Instructions for the task:
Copy exactly, and only, the lines below from the first through the one containing "(0,0) rectangle (1174,-490);", both included; pictures are omitted.

Source material:
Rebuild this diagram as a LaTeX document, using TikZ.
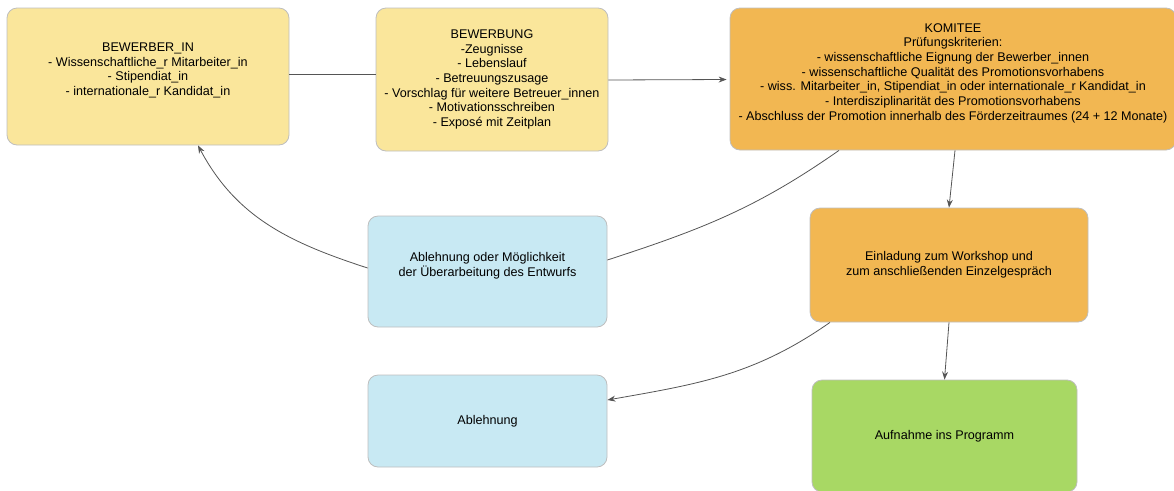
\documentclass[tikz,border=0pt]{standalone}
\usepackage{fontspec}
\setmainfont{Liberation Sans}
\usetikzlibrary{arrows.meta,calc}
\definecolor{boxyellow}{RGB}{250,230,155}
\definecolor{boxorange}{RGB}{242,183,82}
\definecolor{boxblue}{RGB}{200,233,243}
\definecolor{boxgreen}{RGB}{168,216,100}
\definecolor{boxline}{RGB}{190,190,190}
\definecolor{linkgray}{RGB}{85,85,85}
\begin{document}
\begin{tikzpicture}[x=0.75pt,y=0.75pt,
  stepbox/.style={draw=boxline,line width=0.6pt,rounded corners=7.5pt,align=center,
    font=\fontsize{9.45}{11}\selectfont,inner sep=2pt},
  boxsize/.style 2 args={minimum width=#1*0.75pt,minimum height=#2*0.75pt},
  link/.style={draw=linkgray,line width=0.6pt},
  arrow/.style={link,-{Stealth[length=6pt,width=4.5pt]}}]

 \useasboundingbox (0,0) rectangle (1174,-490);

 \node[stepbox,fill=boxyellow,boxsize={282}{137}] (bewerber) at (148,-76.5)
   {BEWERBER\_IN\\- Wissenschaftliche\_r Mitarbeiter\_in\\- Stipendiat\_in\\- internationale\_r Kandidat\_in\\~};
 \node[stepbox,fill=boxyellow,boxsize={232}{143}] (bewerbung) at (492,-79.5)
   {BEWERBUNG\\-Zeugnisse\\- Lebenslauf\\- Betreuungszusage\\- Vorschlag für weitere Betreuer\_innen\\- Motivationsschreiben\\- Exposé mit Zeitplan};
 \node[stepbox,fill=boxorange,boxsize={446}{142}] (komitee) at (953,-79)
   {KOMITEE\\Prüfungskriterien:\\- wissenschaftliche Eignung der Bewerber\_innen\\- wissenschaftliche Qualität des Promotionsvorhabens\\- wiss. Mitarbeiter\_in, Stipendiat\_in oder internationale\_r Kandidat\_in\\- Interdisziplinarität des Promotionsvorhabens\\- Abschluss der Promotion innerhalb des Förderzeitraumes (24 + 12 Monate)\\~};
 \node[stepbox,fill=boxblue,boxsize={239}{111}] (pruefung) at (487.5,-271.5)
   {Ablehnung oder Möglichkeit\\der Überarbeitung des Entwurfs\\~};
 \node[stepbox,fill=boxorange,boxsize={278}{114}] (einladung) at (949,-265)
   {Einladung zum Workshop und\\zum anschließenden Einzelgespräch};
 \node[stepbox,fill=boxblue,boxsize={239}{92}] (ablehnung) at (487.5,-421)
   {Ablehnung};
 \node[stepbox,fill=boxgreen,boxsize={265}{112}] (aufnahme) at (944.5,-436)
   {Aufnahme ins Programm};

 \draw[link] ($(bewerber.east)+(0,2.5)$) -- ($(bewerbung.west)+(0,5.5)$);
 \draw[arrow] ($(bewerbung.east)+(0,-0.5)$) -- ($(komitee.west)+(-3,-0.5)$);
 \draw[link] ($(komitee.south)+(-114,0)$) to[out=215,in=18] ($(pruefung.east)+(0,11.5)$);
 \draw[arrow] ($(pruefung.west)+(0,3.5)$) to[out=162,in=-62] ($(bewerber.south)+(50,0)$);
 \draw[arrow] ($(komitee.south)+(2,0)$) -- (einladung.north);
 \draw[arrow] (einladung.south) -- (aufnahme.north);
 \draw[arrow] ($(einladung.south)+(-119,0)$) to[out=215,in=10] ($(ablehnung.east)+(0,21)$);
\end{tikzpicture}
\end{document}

Finished exercise:
Rebuild this diagram as a LaTeX document, using TikZ.
\documentclass[tikz,border=0pt]{standalone}
\usepackage{fontspec}
\setmainfont{Liberation Sans}
\usetikzlibrary{arrows.meta,calc}
\definecolor{boxyellow}{RGB}{250,230,155}
\definecolor{boxorange}{RGB}{242,183,82}
\definecolor{boxblue}{RGB}{200,233,243}
\definecolor{boxgreen}{RGB}{168,216,100}
\definecolor{boxline}{RGB}{190,190,190}
\definecolor{linkgray}{RGB}{85,85,85}
\begin{document}
\begin{tikzpicture}[x=0.75pt,y=0.75pt,
  stepbox/.style={draw=boxline,line width=0.6pt,rounded corners=7.5pt,align=center,
    font=\fontsize{9.45}{11}\selectfont,inner sep=2pt},
  boxsize/.style 2 args={minimum width=#1*0.75pt,minimum height=#2*0.75pt},
  link/.style={draw=linkgray,line width=0.6pt},
  arrow/.style={link,-{Stealth[length=6pt,width=4.5pt]}}]

 \useasboundingbox (0,0) rectangle (1174,-490);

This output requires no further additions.